Klinger, 19, came to hear of those revelations — and documents indicate the pregnancy perhaps was his motive to kill Heller.
On Dec. 4, police allege, Klinger intentionally crashed his car on Route 283 in Rapho Township with the aim of killing the McCaskey High School senior. When the crash didn't stop Keller's breathing, Klinger did by sitting on her head and torso, police allege.
Lancaster County District Attorney Craig Stedman said Thursday that an autopsy revealed that Heller wasn't pregnant.
Also Thursday, Stedman said a first-degree murder conviction will be sought against Klinger.
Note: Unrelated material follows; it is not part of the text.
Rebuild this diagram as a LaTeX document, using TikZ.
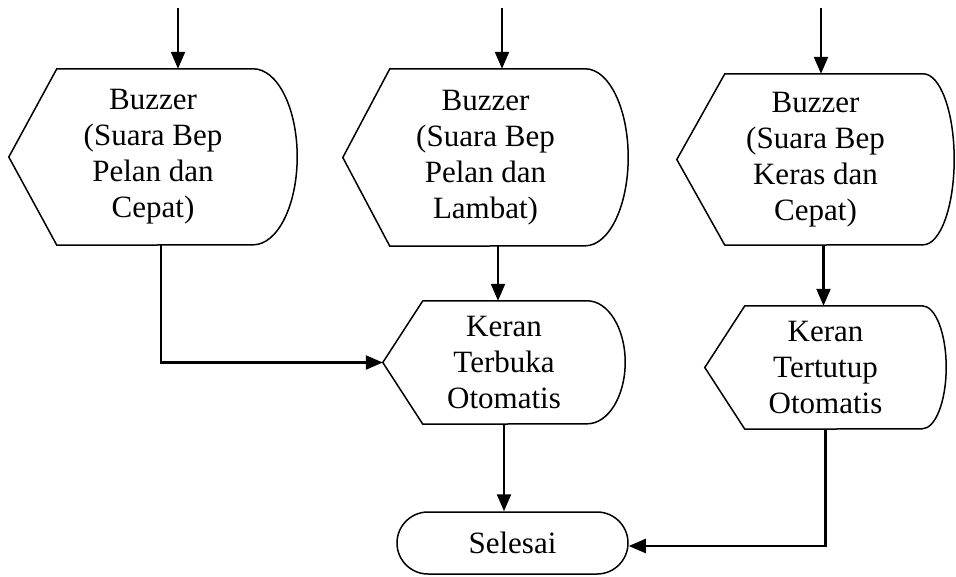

Stedman wouldn't comment on whether the believed pregnancy was a definite motive, but Klinger's arrest affidavit seems to insist on that.
The pregnancy is mentioned in several paragraphs of the lengthy affidavit.
Klinger told emergency personnel after the crash that he had Heller lay down in the back seat, unbelted, because she was pregnant and more comfortable while traveling, the affidavit shows.
Klinger lied about that; evidence showed Heller was in the front seat at the time of the crash.
In the affidavit, Klinger is portrayed as a jealous, controlling and abusive partner to Heller.
Investigators acknowledge the believed pregnancy as a possible motive, but didn't elaborate. Nor did they reveal specifics about what Klinger and Heller discussed in the car — if they are known — before Klinger veered into a guardrail at speeds of more than 100 mph.
On Friday, Klinger became the first person in Lancaster County to be charged with straight homicide for a vehicle crash-related death.
And Stedman says the plan is to prosecute the case as first-degree murder.
"He is charged with criminal homicide, generally," the district attorney said Thursday, "but we will prosecute the case as first-degree murder for having the intent to kill."
Klinger, of Elizabethtown, is charged with crashing the car, then smothering Heller when he realized she survived the crash.
An autopsy determined that Heller died of multiple traumatic injuries and asphyxia — the latter consistent with Heller being sat on, a forensic pathologist found.
Klinger, a 2011 Lancaster Mennonite graduate, is being held at Lancaster County Prison without bail.
He's charged with homicide, homicide by vehicle and a number of related offenses. Typically, drivers are only charged with homicide by vehicle — not the catch-all count of homicide — when found culpable in a fatal crash.